A new breed of consumer is emerging and retailers need to be ready to meet their needs to thrive in 2015 and beyond, according to convenience shopper experts HIM Research & Consulting.

After previous generations of shoppers who were cash rich and time poor, followed during the recession by increasingly price-conscious consumers, the next wave - dubbed Generation C by HIM - expect both good prices and the ultimate in convenience, and they expect immediate access to both. 

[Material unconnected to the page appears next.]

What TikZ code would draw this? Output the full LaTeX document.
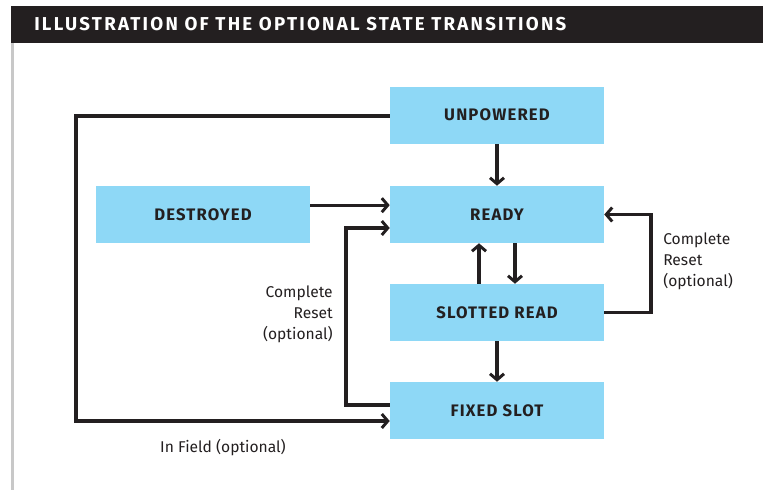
\documentclass[tikz,border=0pt]{standalone}
\usepackage{fontspec}
\setmainfont{Fira Sans}
\usetikzlibrary{arrows.meta}
\definecolor{boxblue}{RGB}{142,216,246}
\definecolor{ink}{RGB}{35,31,32}
\definecolor{rule}{RGB}{200,200,200}
\tikzset{
  px/.style={x=0.75pt,y=-0.75pt},
  state/.style={fill=boxblue,draw=none,minimum width=160.5pt,minimum height=42.75pt,
    inner sep=0pt,font=\fontsize{12.5}{14}\selectfont\bfseries\addfontfeature{LetterSpace=7},text=ink},
  conn/.style={draw=ink,line width=2.4pt,-{Straight Barb[length=4.5pt,width=10.5pt,line width=2.2pt]}},
  lbl/.style={font=\fontsize{11.7}{15.75}\selectfont,text=ink,inner sep=0pt},
}
\begin{document}
\begin{tikzpicture}[px]
\useasboundingbox (0,0) rectangle (763,490);
\fill[ink] (11,6) rectangle (763,43);
\node[anchor=west,text=white,font=\fontsize{14}{16}\selectfont\bfseries\addfontfeature{LetterSpace=12},inner sep=0pt] (title) at (34,24.5) {ILLUSTRATION OF THE OPTIONAL STATE TRANSITIONS};
\fill[rule] (11,43) rectangle (14,490);

\node[state] (unp) at (497,115) {UNPOWERED};
\node[state] (ready) at (497,214.5) {READY};
\node[state] (slot) at (497,312.5) {SLOTTED READ};
\node[state] (fixed) at (497,410.5) {FIXED SLOT};
\node[state] (dest) at (203,214.5) {DESTROYED};

\draw[conn] (unp) -- (ready);
\draw[conn] ([xshift=13.5pt]ready.south) -- ([xshift=13.5pt]slot.north);
\draw[conn] ([xshift=-13.5pt]slot.north) -- ([xshift=-13.5pt]ready.south);
\draw[conn] (slot) -- (fixed);
\draw[conn] ([yshift=7pt]dest.east) -- ([yshift=7pt]ready.west);

\coordinate (lt) at (346,228);
\coordinate (lb) at (346,405);
\draw[conn] (fixed.west |- lb) -- (lb) -- (lt) -- (ready.west |- lt);

\coordinate (rt) at (651,214.5);
\coordinate (rb) at (651,312.5);
\draw[conn] (slot.east) -- (rb) -- (rt) -- (ready.east);

\coordinate (ft) at (76,116);
\coordinate (fb) at (76,421);
\draw[conn] (unp.west |- ft) -- (ft) -- (fb) -- (fixed.west |- fb);

\node[lbl,align=right,anchor=east] (lbl1) at (333,314) {Complete\\Reset\\(optional)};
\node[lbl,align=left,anchor=west] (lbl2) at (663,261) {Complete\\Reset\\(optional)};
\node[lbl] (lbl3) at (223,448) {In Field (optional)};
\end{tikzpicture}
\end{document}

According to HIM, 28% of shoppers are saying they are visiting a larger number of retailers compared to last year, with the average UK adult now using three different retailers in a typical week. As many as 85% UK adults do a top up shop somewhere every week - a net increase of 5% year on year - with as many as 30% saying they don’t do a main weekly or monthly shop. This behaviour is driving a change in shopping habits and expectations, with Generation C shoppers less forgiving than ever for poor service and other failures at the retail point of purchase, argues HIM.

HIM insights director Katie Littler said: “For Generation C shoppers, you’ve only got two chances, then they’ll go elsewhere. Outstanding service is a minimum requirement.

“For this generation, grocery shopping is an ‘inconvenience in itself’, so their choices will increasingly be driven by service and experience – how easy, stress-free or enjoyable was that experience?” 

Improved access to information on products, prices and services - enabled by smartphones and social media - will also mean shoppers will increasingly demand honesty and integrity from retailers, as well as an increasingly personalised service and in-store offer, HIM concluded. With shoppers only spending an average of 5 minutes in store and 20% visiting only the till area, retailers in turn have to seize the opportunity to use digital communication, queue management, and staff upselling to interrupt and inspire shoppers to spend more. A particular opportunity is in meal solutions, which now account for 24p of every £1 spent in convenience stores. With 31% of shoppers saying that they don’t know what they are having for dinner that evening, further growth is expected in meal deals, product development and recipe cards on fixtures.

Retailers are also changing behaviour and looking to refine their offers, according to HIM research. As many as 15% of unaffiliated retailers say they are going to join a symbol group in the next two years, although one in two don’t know yet which one they will join. 

With new categories such as fresh, food to go, hot coffee and a wider range of services and branded concessions being introduced into stores, planning and allocating macro space will become an increasing challenge.

Littler added: “Dynamic market conditions and a new breed of shopper have created a ‘perfect storm’ which points towards revolution, not evolution, for UK convenience. Get ready for an exciting year!”